C’est dans une "course d’obstacles" culturels, juridiques et politiques que se sont lancés ce mois-ci les deux chercheurs à qui Emmanuel Macron a confié la mission visant à restituer à des pays africains des oeuvres d’art en France depuis la colonisation.

"Nous avons un sacré défi à relever", confient l’historienne d’art Bénédicte Savoy, membre du Collège de France, et l’écrivain et universitaire sénégalais Felwine Sarr. Car "il s’agit de faire bouger les tectoniques des plaques qui sont figées depuis 150 ans".

La mission leur a été assignée début mars par le chef de l ?État : faire en sorte que "les conditions soient réunies, d’ici cinq ans, pour des restitutions temporaires ou définitives du patrimoine africain en Afrique". Ils devront lui rendre leur rapport en novembre.

Les musées français sont riches de dizaines de milliers d’oeuvres africaines rapportées depuis le XIXe siècle. Le musée d’art et de civilisation du quai Branly en possède à lui seul quelque 70.000.

Emmanuel Macron avait créé la surprise en annonçant cette initiative dans son discours à la "jeunesse africaine" à Ouagadougou le 28 novembre : "le patrimoine africain ne peut pas être uniquement dans des collections privées et des musées européens (...) Il doit être mis en valeur à Paris, mais aussi à Dakar, Lagos, Cotonou (...) Ce sera l’une de mes priorités".

Une telle annonce est "historique", affirme Bénédicte Savoy, qui travaille sur la question de l’appropriation des oeuvres depuis 25 ans. "L’Afrique est le continent où l’absence de patrimoine est la plus criante", souligne-t-elle. Le galeriste congolo-belge Didier Claes a ainsi estimé en 2017 que "99% des ouvres d’art classique africain" étaient "hors du continent".

Pour Felwine Sarr, la proposition de M. Macron est "une opportunité à ne pas rater" car "rien n’oblige la France à rendre ces œuvres". "Si elle l’accepte, c’est qu’il existe une véritable ambition politique à réinventer la relation par rapport à l’histoire coloniale."

Jusqu’à présent, Paris a opposé une fin de non-recevoir à la plupart des demandes. Ainsi, lorsque le président béninois Patrice Talon réclame officiellement la restitution d’une partie du patrimoine de son pays en juillet 2016, le gouvernement lui répond qu’elle "n’est pas possible" car, "conformément à la législation", ces œuvres sont soumises "aux principes d’inaliénabilité, d’imprescriptibilité et d’insaisissabilité".

 "Boîte de Pandore" -

Faire évoluer la loi française est l’une des questions les plus sensibles que doivent examiner Bénédicte Savoy et Felwine Sarr avec l’aide de juristes, de responsables de musées, d’experts du marché de l’art et d’universitaires. "Le droit devra inventer des solutions, comme il a pu le faire pour des biens spoliés pendant l ?époque nazie", souligne l’historienne.
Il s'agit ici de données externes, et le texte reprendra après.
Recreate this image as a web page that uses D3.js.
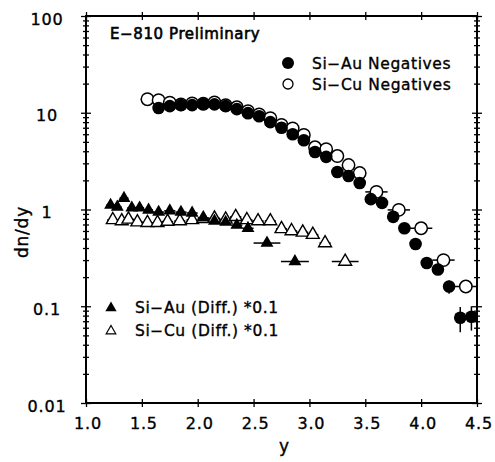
<!DOCTYPE html>
<html><head><meta charset="utf-8">
<script src="https://cdn.jsdelivr.net/npm/d3@7"></script>
<style>body{margin:0;background:#fff}svg text{font-family:"DejaVu Sans",sans-serif;fill:#000;stroke:#000;stroke-width:0.35px}</style>
</head><body>
<svg id="c" width="495" height="462"></svg>
<script>
// ---- data ----
const xTickValues = [1.0, 1.5, 2.0, 2.5, 3.0, 3.5, 4.0, 4.5];
const xTickLabels = ["1.0", "1.5", "2.0", "2.5", "3.0", "3.5", "4.0", "4.5"];
const yTickValues = [0.01, 0.1, 1, 10, 100];
const yTickLabels = ["0.01", "0.1", "1", "10", "100"];

// Si-Au negatives (filled circles)
const auX = [1.65,1.75,1.85,1.95,2.05,2.15,2.25,2.35,2.45,2.55,2.65,2.75,2.85,2.95,3.05,3.15,3.25,3.35,3.45,3.55,3.65,3.75,3.85,3.95,4.05,4.15,4.25,4.35,4.45];
const auY = [11.2,11.7,12.0,12.0,12.3,12.2,11.7,10.9,9.9,9.2,8.0,7.0,6.0,5.2,3.93,3.5,2.44,2.22,1.88,1.28,1.17,0.84,0.64,0.44,0.28,0.24,0.16,0.076,0.078];
const auXErr = [0.05,0.05,0.05,0.05,0.05,0.05,0.05,0.05,0.05,0.07,0.05,0.05,0.05,0.05,0.05,0.05,0.05,0.05,0.05,0.05,0.05,0.05,0.05,0.05,0.05,0.05,0.05,0.05,0.05];
const auYErr = [0,0,0,0,0,0,0,0,0,0,0,0,0,0,0,0,0,0,0,0,0,0,0,0,0,0,0.025,0.022,0.022];

// Si-Cu negatives (open circles)
const cuX = [1.55,1.65,1.75,1.85,1.95,2.05,2.15,2.25,2.35,2.45,2.55,2.65,2.75,2.85,2.95,3.05,3.15,3.25,3.35,3.45,3.6,3.8,4.0,4.2,4.4];
const cuY = [13.8,13.5,12.7,12.2,12.5,12.4,12.8,12.0,11.4,10.4,9.6,8.8,7.5,6.9,5.9,4.4,4.2,3.57,2.88,2.38,1.52,0.99,0.64,0.30,0.16];
const cuXErr = [0.06,0.05,0.05,0.05,0.05,0.05,0.05,0.05,0.05,0.05,0.05,0.05,0.05,0.05,0.05,0.05,0.05,0.05,0.05,0.05,0.1,0.1,0.1,0.1,0.1];

// Si-Au (Diff.)*0.1 (filled triangles)
const triAuX = [1.22,1.28,1.34,1.41,1.48,1.56,1.65,1.75,1.85,1.95,2.05,2.15,2.25,2.35,2.45,2.62,2.87];
const triAuY = [1.11,1.06,1.31,1.04,1.04,0.99,0.94,0.97,0.94,0.92,0.82,0.76,0.74,0.69,0.64,0.45,0.29];
const triAuXErr = [0.04,0.04,0.04,0.04,0.04,0.04,0.05,0.05,0.05,0.05,0.05,0.05,0.05,0.05,0.05,0.12,0.125];

// Si-Cu (Diff.)*0.1 (open triangles)
const triCuX = [1.24,1.32,1.38,1.46,1.55,1.64,1.73,1.84,1.95,2.05,2.15,2.25,2.34,2.44,2.54,2.65,2.75,2.84,2.94,3.03,3.14,3.32];
const triCuY = [0.78,0.76,0.79,0.74,0.73,0.73,0.75,0.76,0.78,0.80,0.81,0.79,0.84,0.78,0.76,0.76,0.63,0.60,0.58,0.55,0.45,0.29];
const triCuXErr = [0.05,0.05,0.05,0.05,0.05,0.05,0.05,0.05,0.05,0.05,0.05,0.05,0.05,0.05,0.05,0.05,0.05,0.05,0.05,0.05,0.05,0.12];

// ---- chart ----
const svg = d3.select("#c");
const L = 86, R = 477, T = 16, B = 403;
const x = d3.scaleLinear().domain([1, 4.5]).range([L, R]);
const y = d3.scaleLog().domain([0.01, 100]).range([B, T]);

const minorY = [];
[0.01, 0.1, 1, 10].forEach(d => { for (let k = 2; k <= 9; k++) minorY.push(d * k); });

function crossTicks(g, len, dir) {
  g.select(".domain").remove();
  g.selectAll(".tick line").attr("stroke", "#000").attr("stroke-width", 1.3);
  if (dir === "v") g.selectAll(".tick line").attr("x1", len).attr("x2", -len);
  else g.selectAll(".tick line").attr("y1", len).attr("y2", -len);
  g.selectAll(".tick text").remove();
}

[[L, d3.axisLeft], [R, d3.axisRight]].forEach(([px, ax]) => {
  svg.append("g").attr("transform", `translate(${px},0)`)
    .call(ax(y).tickValues(minorY).tickSize(3)).call(g => crossTicks(g, 3, "v"));
  svg.append("g").attr("transform", `translate(${px},0)`)
    .call(ax(y).tickValues(yTickValues).tickSize(5)).call(g => crossTicks(g, 5, "v"));
});
[[T, d3.axisTop], [B, d3.axisBottom]].forEach(([py, ax]) => {
  svg.append("g").attr("transform", `translate(0,${py})`)
    .call(ax(x).tickValues(xTickValues).tickSize(4)).call(g => crossTicks(g, 4, "h"));
});

svg.append("rect").attr("x", L).attr("y", T).attr("width", R - L).attr("height", B - T)
  .attr("fill", "none").attr("stroke", "#000").attr("stroke-width", 2);

svg.append("g").selectAll("text").data(yTickValues).join("text")
  .attr("x", 47).attr("y", d => y(d) + 8.5).attr("text-anchor", "middle")
  .attr("font-size", 16).attr("letter-spacing", 0.8)
  .text((d, i) => yTickLabels[i]);
svg.append("g").selectAll("text").data(xTickValues).join("text")
  .attr("x", d => x(d) + 2).attr("y", 429).attr("text-anchor", "middle")
  .attr("font-size", 16).attr("letter-spacing", 0.8)
  .text((d, i) => xTickLabels[i]);

svg.append("text").attr("x", 284).attr("y", 452).attr("text-anchor", "middle")
  .attr("font-size", 17).text("y");
svg.append("text").attr("transform", "translate(28,232) rotate(-90)")
  .attr("text-anchor", "middle").attr("font-size", 17).attr("letter-spacing", 0.8).text("dn/dy");

function hBars(xs, ys, errs) {
  svg.append("g").selectAll("line").data(xs).join("line")
    .attr("x1", (d, i) => x(Math.max(1, d - errs[i]))).attr("x2", (d, i) => x(Math.min(4.5, d + errs[i])))
    .attr("y1", (d, i) => y(ys[i])).attr("y2", (d, i) => y(ys[i]))
    .attr("stroke", "#000").attr("stroke-width", 1.5);
}
hBars(cuX, cuY, cuXErr);
hBars(auX, auY, auXErr);
hBars(triAuX, triAuY, triAuXErr);
hBars(triCuX, triCuY, triCuXErr);
svg.append("g").selectAll("line").data(auX.filter((d, i) => auYErr[i] > 0)).join("line")
  .each(function (d) {
    const i = auX.indexOf(d);
    d3.select(this).attr("x1", x(d)).attr("x2", x(d))
      .attr("y1", y(auY[i] + auYErr[i])).attr("y2", y(auY[i] - auYErr[i]));
  })
  .attr("stroke", "#000").attr("stroke-width", 1.5);

const tri = d3.symbol().type(d3.symbolTriangle).size(72);
svg.append("g").selectAll("path").data(triCuX).join("path")
  .attr("d", tri).attr("transform", (d, i) => `translate(${x(d)},${y(triCuY[i])})`)
  .attr("fill", "#fff").attr("stroke", "#000").attr("stroke-width", 1.4);
svg.append("g").selectAll("path").data(triAuX).join("path")
  .attr("d", tri).attr("transform", (d, i) => `translate(${x(d)},${y(triAuY[i])})`)
  .attr("fill", "#000");
svg.append("g").selectAll("circle").data(cuX).join("circle")
  .attr("cx", d => x(d)).attr("cy", (d, i) => y(cuY[i])).attr("r", 6.2)
  .attr("fill", "#fff").attr("stroke", "#000").attr("stroke-width", 1.5);
svg.append("g").selectAll("circle").data(auX).join("circle")
  .attr("cx", d => x(d)).attr("cy", (d, i) => y(auY[i])).attr("r", 6.3)
  .attr("fill", "#000");

svg.append("text").attr("x", 110).attr("y", 39).attr("font-size", 15).attr("letter-spacing", 0.6)
  .style("stroke-width", "0.6px").text("E\u2212810 Preliminary");
svg.append("circle").attr("cx", 288).attr("cy", 63).attr("r", 6).attr("fill", "#000");
svg.append("circle").attr("cx", 288).attr("cy", 84).attr("r", 5).attr("fill", "#fff").attr("stroke", "#000").attr("stroke-width", 1.3);
svg.append("text").attr("x", 312).attr("y", 68.5).attr("font-size", 15.5).attr("letter-spacing", 0.6).text("Si\u2212Au Negatives");
svg.append("text").attr("x", 312).attr("y", 89.5).attr("font-size", 15.5).attr("letter-spacing", 0.6).text("Si\u2212Cu Negatives");
svg.append("path").attr("d", d3.symbol().type(d3.symbolTriangle).size(55)).attr("transform", "translate(111,308)").attr("fill", "#000");
svg.append("path").attr("d", d3.symbol().type(d3.symbolTriangle).size(40)).attr("transform", "translate(111,331)")
  .attr("fill", "#fff").attr("stroke", "#000").attr("stroke-width", 1.2);
svg.append("text").attr("x", 135).attr("y", 313).attr("font-size", 15.5).attr("letter-spacing", 0.6).text("Si\u2212Au (Diff.) *0.1");
svg.append("text").attr("x", 135).attr("y", 336).attr("font-size", 15.5).attr("letter-spacing", 0.6).text("Si\u2212Cu (Diff.) *0.1");
</script>
</body></html>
"Nous allons prendre en compte les oppositions", notamment les opinions de ceux qui, en France, "craignent qu’on ouvre la boîte de Pandore", assurent les deux chercheurs. Car, pour Felwine Sarr, "il faut faire attention à ne pas créer une blessure dans les milieux nationalistes", qui pourraient accuser le pouvoir de brader le patrimoine.
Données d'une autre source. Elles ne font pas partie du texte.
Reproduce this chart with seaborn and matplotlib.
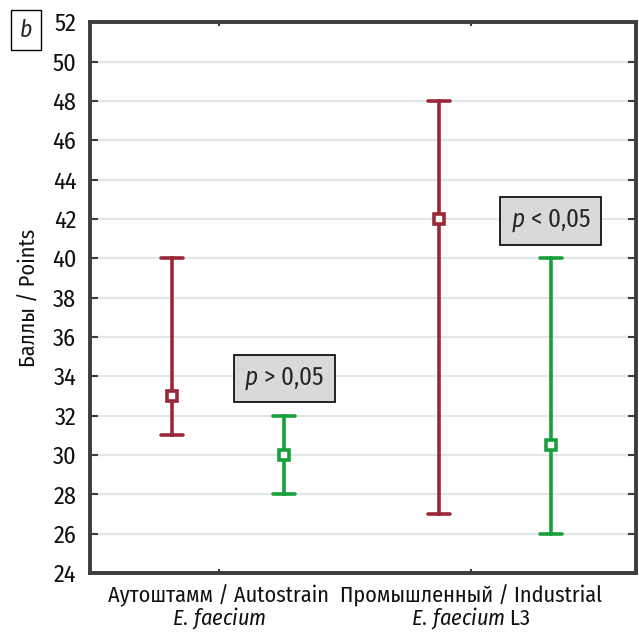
import pandas as pd
import matplotlib
matplotlib.use("Agg")
import matplotlib.pyplot as plt
import seaborn as sns

# values: median, min, max per group and strain
groups = ["Аутоштамм / Autostrain\n$\\mathit{E.\\,faecium}$",
          "Промышленный / Industrial\n$\\mathit{E.\\,faecium}$ L3"]
series = ["Группа A", "Группа B"]
median_a = [33, 42]
low_a = [31, 27]
high_a = [40, 48]
median_b = [30, 30.5]
low_b = [28, 26]
high_b = [32, 40]
p_labels = ["$\\mathit{p}$ > 0,05", "$\\mathit{p}$ < 0,05"]
yticks = list(range(24, 53, 2))

rows = []
for i, g in enumerate(groups):
    for s, med, lo, hi in [(series[0], median_a, low_a, high_a),
                           (series[1], median_b, low_b, high_b)]:
        for v in (lo[i], med[i], hi[i]):
            rows.append({"group": g, "series": s, "value": v})
df = pd.DataFrame(rows)

sns.set_style("white")
FONT = ["Fira Sans Condensed", "DejaVu Sans"]
plt.rcParams["font.family"] = FONT
plt.rcParams["mathtext.fontset"] = "custom"
plt.rcParams["mathtext.rm"] = "Fira Sans Condensed"
plt.rcParams["mathtext.it"] = "Fira Sans Condensed:italic"

fig = plt.figure(figsize=(6.39, 6.36), dpi=100)
ax = fig.add_axes([0.141, 0.099, 0.854, 0.866])

colors = ["#9b2838", "#17a03c"]
sns.pointplot(data=df, x="group", y="value", hue="series", order=groups,
              hue_order=series, palette=colors, estimator="median",
              errorbar=lambda v: (v.min(), v.max()), dodge=0.42,
              linestyle="none", markers="s", markersize=7.5,
              capsize=0.08, err_kws={"linewidth": 2.6}, legend=False, ax=ax)

for ln in ax.lines:
    if ln.get_marker() not in (None, "None", ""):
        ln.set_markerfacecolor("white")
        ln.set_markeredgewidth(2.6)
        ln.set_zorder(5)

ax.set_ylim(24, 52)
ax.set_xlim(-0.517, 1.528)
ax.set_yticks(yticks)
ax.yaxis.grid(True, color="#e2e8e8", linewidth=1.6)
ax.set_axisbelow(True)
for sp in ax.spines.values():
    sp.set_visible(True)
    sp.set_color("#3a3e3e")
    sp.set_linewidth(2.8)

ax.tick_params(axis="y", direction="in", left=True, right=True, length=6,
               width=1.5, color="#3a3e3e", labelsize=17.5, pad=10,
               labelcolor="#111111")
ax.tick_params(axis="x", direction="in", bottom=True, top=True, length=3,
               width=1.5, color="#3a3e3e", labelsize=16, pad=8,
               labelcolor="#111111")
# labels sit a little left of the group centres in the original
ax.set_xticks([-0.035, 0.91])
ax.set_xticklabels(groups, linespacing=0.95)
ax.set_xlabel("")
ax.set_ylabel("Баллы / Points", fontsize=16, labelpad=8, color="#111111")

# significance boxes above the green series
for i, txt in enumerate(p_labels):
    y = high_b[i] + 1.9
    ax.text(i + 0.21, y, txt, ha="center", va="center", fontsize=18,
            bbox={"boxstyle": "square,pad=0.42", "facecolor": "#d9d9d9",
                  "edgecolor": "black", "linewidth": 1.2}, zorder=6)

fig.text(0.04, 0.953, "$\\mathit{b}$", ha="center", va="center", fontsize=17,
         bbox={"boxstyle": "square,pad=0.35", "facecolor": "white",
               "edgecolor": "black", "linewidth": 1.0})

fig.savefig("out.png", dpi=100)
Leur mission se concentre uniquement sur l’Afrique saharienne et sub-saharienne et ne concerne donc pas les oeuvres de l’Antiquité grecque ou venues d’Asie.

Pays le plus demandeur, le Bénin cherche à récupérer une partie des trésors du Royaume du Dahomey - trônes royaux, récades (sceptres royaux), portes sacrées du Palais d’Abomey... - accaparés lors des batailles coloniales entre 1892 et 1894, mais aussi par des missionnaires ou des missions culturelles. Entre "4.500 à 6.000 objets sont en France, y compris dans des collections privées", selon des estimations béninoises.

"Nous le demandons non pas dans un esprit de conflit, mais de coopération avec la France", notamment pour "faire du tourisme un pilier majeur de l ?économie béninoise", a expliqué M. Talon en étant reçu le 6 mars à l’Élysée.

Pour Bénédicte Savoy, l’initiative française va "certainement avoir des conséquences dans d’autres pays européens", comme en Allemagne, en Grande-Bretagne ou au Vatican, qui possèdent les plus riches collections africaines. A Berlin, où cette historienne de l’art enseigne à la Technische Universität, "il y a un débat considérable sur la question de l’origine des œuvres" à l’occasion de l’ouverture prochaine du grand musée ethnologique Humboldt Forum.